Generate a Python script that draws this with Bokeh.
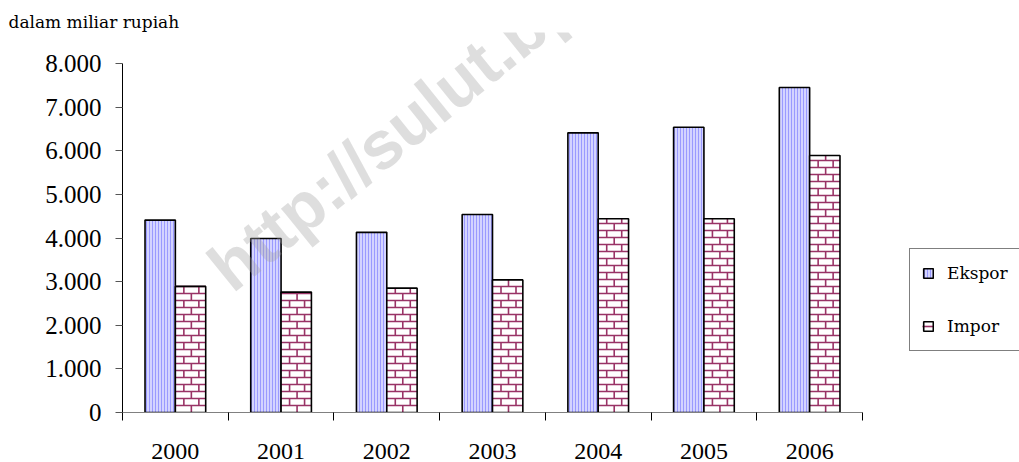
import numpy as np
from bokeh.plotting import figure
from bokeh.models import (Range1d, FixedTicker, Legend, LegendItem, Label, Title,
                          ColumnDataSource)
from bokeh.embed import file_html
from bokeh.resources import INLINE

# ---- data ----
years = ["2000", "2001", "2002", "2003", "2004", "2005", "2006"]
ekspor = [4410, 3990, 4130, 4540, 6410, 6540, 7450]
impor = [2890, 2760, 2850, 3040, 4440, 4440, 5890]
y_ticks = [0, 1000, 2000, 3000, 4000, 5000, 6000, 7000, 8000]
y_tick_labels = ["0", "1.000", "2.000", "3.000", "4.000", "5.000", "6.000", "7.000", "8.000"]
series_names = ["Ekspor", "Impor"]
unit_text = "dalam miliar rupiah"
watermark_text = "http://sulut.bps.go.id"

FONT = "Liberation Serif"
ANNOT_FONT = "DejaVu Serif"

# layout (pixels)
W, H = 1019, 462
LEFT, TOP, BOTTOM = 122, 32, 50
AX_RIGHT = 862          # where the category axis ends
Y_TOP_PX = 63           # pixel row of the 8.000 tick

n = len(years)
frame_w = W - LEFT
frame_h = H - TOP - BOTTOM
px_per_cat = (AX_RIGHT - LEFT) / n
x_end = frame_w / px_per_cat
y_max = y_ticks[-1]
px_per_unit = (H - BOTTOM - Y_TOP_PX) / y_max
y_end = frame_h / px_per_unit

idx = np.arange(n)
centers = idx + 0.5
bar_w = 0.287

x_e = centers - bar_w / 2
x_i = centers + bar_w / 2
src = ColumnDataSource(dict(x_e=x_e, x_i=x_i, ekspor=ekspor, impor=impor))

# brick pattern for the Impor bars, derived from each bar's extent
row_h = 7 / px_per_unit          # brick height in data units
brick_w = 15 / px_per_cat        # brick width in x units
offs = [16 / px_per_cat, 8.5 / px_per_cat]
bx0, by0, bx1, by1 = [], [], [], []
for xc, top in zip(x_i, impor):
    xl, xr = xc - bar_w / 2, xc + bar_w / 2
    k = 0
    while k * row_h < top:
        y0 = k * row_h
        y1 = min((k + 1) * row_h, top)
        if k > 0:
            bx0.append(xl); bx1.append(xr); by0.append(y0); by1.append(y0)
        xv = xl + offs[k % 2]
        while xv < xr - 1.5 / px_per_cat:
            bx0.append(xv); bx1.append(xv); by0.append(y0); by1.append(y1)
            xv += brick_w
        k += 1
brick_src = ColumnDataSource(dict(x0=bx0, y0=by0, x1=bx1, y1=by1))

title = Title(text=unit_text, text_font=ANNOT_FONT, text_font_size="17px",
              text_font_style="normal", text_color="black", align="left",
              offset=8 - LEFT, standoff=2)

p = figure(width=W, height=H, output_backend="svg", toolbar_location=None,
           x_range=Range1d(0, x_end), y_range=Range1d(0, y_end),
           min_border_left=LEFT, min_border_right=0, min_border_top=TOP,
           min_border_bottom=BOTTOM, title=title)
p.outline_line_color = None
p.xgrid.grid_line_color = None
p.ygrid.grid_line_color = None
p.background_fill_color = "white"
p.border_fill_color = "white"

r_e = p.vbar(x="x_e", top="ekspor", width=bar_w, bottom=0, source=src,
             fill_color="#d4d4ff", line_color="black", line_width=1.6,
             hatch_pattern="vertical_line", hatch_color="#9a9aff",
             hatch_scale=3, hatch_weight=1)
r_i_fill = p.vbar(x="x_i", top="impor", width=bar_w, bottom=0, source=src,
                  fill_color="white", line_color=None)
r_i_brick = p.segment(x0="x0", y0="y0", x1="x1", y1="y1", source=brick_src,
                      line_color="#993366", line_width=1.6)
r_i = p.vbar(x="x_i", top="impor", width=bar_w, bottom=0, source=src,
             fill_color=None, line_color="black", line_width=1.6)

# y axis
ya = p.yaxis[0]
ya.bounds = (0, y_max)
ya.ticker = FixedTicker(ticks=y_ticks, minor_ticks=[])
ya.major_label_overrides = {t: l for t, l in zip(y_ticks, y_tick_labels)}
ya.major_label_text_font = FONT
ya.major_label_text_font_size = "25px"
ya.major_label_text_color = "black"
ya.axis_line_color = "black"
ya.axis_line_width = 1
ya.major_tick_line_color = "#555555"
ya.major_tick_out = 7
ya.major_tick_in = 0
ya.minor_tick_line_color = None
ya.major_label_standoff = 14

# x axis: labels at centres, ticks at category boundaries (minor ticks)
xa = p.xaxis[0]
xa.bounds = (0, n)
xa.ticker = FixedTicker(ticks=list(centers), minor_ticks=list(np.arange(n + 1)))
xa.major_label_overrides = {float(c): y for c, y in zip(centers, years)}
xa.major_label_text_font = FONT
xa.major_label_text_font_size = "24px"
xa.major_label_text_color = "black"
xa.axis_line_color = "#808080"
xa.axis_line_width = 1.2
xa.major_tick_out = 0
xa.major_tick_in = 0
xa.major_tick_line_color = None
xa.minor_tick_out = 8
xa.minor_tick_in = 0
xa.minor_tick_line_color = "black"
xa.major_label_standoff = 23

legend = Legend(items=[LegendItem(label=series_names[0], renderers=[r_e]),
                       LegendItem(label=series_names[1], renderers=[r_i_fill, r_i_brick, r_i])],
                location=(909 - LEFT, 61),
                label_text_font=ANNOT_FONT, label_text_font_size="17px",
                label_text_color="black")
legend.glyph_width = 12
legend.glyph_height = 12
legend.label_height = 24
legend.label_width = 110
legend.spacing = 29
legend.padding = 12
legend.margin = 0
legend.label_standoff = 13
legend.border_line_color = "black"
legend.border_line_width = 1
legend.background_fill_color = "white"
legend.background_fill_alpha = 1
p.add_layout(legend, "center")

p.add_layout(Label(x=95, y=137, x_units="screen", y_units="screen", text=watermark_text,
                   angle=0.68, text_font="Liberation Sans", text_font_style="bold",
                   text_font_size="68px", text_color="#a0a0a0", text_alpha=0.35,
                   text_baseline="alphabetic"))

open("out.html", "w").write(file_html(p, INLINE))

━━━━━━━━

> _WHAT TO DO_
Write out the listing above exactly as it stands, pictures excluded.

> _WRITTEN RESPONSE_
Generate a Python script that draws this with Bokeh.
import numpy as np
from bokeh.plotting import figure
from bokeh.models import (Range1d, FixedTicker, Legend, LegendItem, Label, Title,
                          ColumnDataSource)
from bokeh.embed import file_html
from bokeh.resources import INLINE

# ---- data ----
years = ["2000", "2001", "2002", "2003", "2004", "2005", "2006"]
ekspor = [4410, 3990, 4130, 4540, 6410, 6540, 7450]
impor = [2890, 2760, 2850, 3040, 4440, 4440, 5890]
y_ticks = [0, 1000, 2000, 3000, 4000, 5000, 6000, 7000, 8000]
y_tick_labels = ["0", "1.000", "2.000", "3.000", "4.000", "5.000", "6.000", "7.000", "8.000"]
series_names = ["Ekspor", "Impor"]
unit_text = "dalam miliar rupiah"
watermark_text = "http://sulut.bps.go.id"

FONT = "Liberation Serif"
ANNOT_FONT = "DejaVu Serif"

# layout (pixels)
W, H = 1019, 462
LEFT, TOP, BOTTOM = 122, 32, 50
AX_RIGHT = 862          # where the category axis ends
Y_TOP_PX = 63           # pixel row of the 8.000 tick

n = len(years)
frame_w = W - LEFT
frame_h = H - TOP - BOTTOM
px_per_cat = (AX_RIGHT - LEFT) / n
x_end = frame_w / px_per_cat
y_max = y_ticks[-1]
px_per_unit = (H - BOTTOM - Y_TOP_PX) / y_max
y_end = frame_h / px_per_unit

idx = np.arange(n)
centers = idx + 0.5
bar_w = 0.287

x_e = centers - bar_w / 2
x_i = centers + bar_w / 2
src = ColumnDataSource(dict(x_e=x_e, x_i=x_i, ekspor=ekspor, impor=impor))

# brick pattern for the Impor bars, derived from each bar's extent
row_h = 7 / px_per_unit          # brick height in data units
brick_w = 15 / px_per_cat        # brick width in x units
offs = [16 / px_per_cat, 8.5 / px_per_cat]
bx0, by0, bx1, by1 = [], [], [], []
for xc, top in zip(x_i, impor):
    xl, xr = xc - bar_w / 2, xc + bar_w / 2
    k = 0
    while k * row_h < top:
        y0 = k * row_h
        y1 = min((k + 1) * row_h, top)
        if k > 0:
            bx0.append(xl); bx1.append(xr); by0.append(y0); by1.append(y0)
        xv = xl + offs[k % 2]
        while xv < xr - 1.5 / px_per_cat:
            bx0.append(xv); bx1.append(xv); by0.append(y0); by1.append(y1)
            xv += brick_w
        k += 1
brick_src = ColumnDataSource(dict(x0=bx0, y0=by0, x1=bx1, y1=by1))

title = Title(text=unit_text, text_font=ANNOT_FONT, text_font_size="17px",
              text_font_style="normal", text_color="black", align="left",
              offset=8 - LEFT, standoff=2)

p = figure(width=W, height=H, output_backend="svg", toolbar_location=None,
           x_range=Range1d(0, x_end), y_range=Range1d(0, y_end),
           min_border_left=LEFT, min_border_right=0, min_border_top=TOP,
           min_border_bottom=BOTTOM, title=title)
p.outline_line_color = None
p.xgrid.grid_line_color = None
p.ygrid.grid_line_color = None
p.background_fill_color = "white"
p.border_fill_color = "white"

r_e = p.vbar(x="x_e", top="ekspor", width=bar_w, bottom=0, source=src,
             fill_color="#d4d4ff", line_color="black", line_width=1.6,
             hatch_pattern="vertical_line", hatch_color="#9a9aff",
             hatch_scale=3, hatch_weight=1)
r_i_fill = p.vbar(x="x_i", top="impor", width=bar_w, bottom=0, source=src,
                  fill_color="white", line_color=None)
r_i_brick = p.segment(x0="x0", y0="y0", x1="x1", y1="y1", source=brick_src,
                      line_color="#993366", line_width=1.6)
r_i = p.vbar(x="x_i", top="impor", width=bar_w, bottom=0, source=src,
             fill_color=None, line_color="black", line_width=1.6)

# y axis
ya = p.yaxis[0]
ya.bounds = (0, y_max)
ya.ticker = FixedTicker(ticks=y_ticks, minor_ticks=[])
ya.major_label_overrides = {t: l for t, l in zip(y_ticks, y_tick_labels)}
ya.major_label_text_font = FONT
ya.major_label_text_font_size = "25px"
ya.major_label_text_color = "black"
ya.axis_line_color = "black"
ya.axis_line_width = 1
ya.major_tick_line_color = "#555555"
ya.major_tick_out = 7
ya.major_tick_in = 0
ya.minor_tick_line_color = None
ya.major_label_standoff = 14

# x axis: labels at centres, ticks at category boundaries (minor ticks)
xa = p.xaxis[0]
xa.bounds = (0, n)
xa.ticker = FixedTicker(ticks=list(centers), minor_ticks=list(np.arange(n + 1)))
xa.major_label_overrides = {float(c): y for c, y in zip(centers, years)}
xa.major_label_text_font = FONT
xa.major_label_text_font_size = "24px"
xa.major_label_text_color = "black"
xa.axis_line_color = "#808080"
xa.axis_line_width = 1.2
xa.major_tick_out = 0
xa.major_tick_in = 0
xa.major_tick_line_color = None
xa.minor_tick_out = 8
xa.minor_tick_in = 0
xa.minor_tick_line_color = "black"
xa.major_label_standoff = 23

legend = Legend(items=[LegendItem(label=series_names[0], renderers=[r_e]),
                       LegendItem(label=series_names[1], renderers=[r_i_fill, r_i_brick, r_i])],
                location=(909 - LEFT, 61),
                label_text_font=ANNOT_FONT, label_text_font_size="17px",
                label_text_color="black")
legend.glyph_width = 12
legend.glyph_height = 12
legend.label_height = 24
legend.label_width = 110
legend.spacing = 29
legend.padding = 12
legend.margin = 0
legend.label_standoff = 13
legend.border_line_color = "black"
legend.border_line_width = 1
legend.background_fill_color = "white"
legend.background_fill_alpha = 1
p.add_layout(legend, "center")

p.add_layout(Label(x=95, y=137, x_units="screen", y_units="screen", text=watermark_text,
                   angle=0.68, text_font="Liberation Sans", text_font_style="bold",
                   text_font_size="68px", text_color="#a0a0a0", text_alpha=0.35,
                   text_baseline="alphabetic"))

open("out.html", "w").write(file_html(p, INLINE))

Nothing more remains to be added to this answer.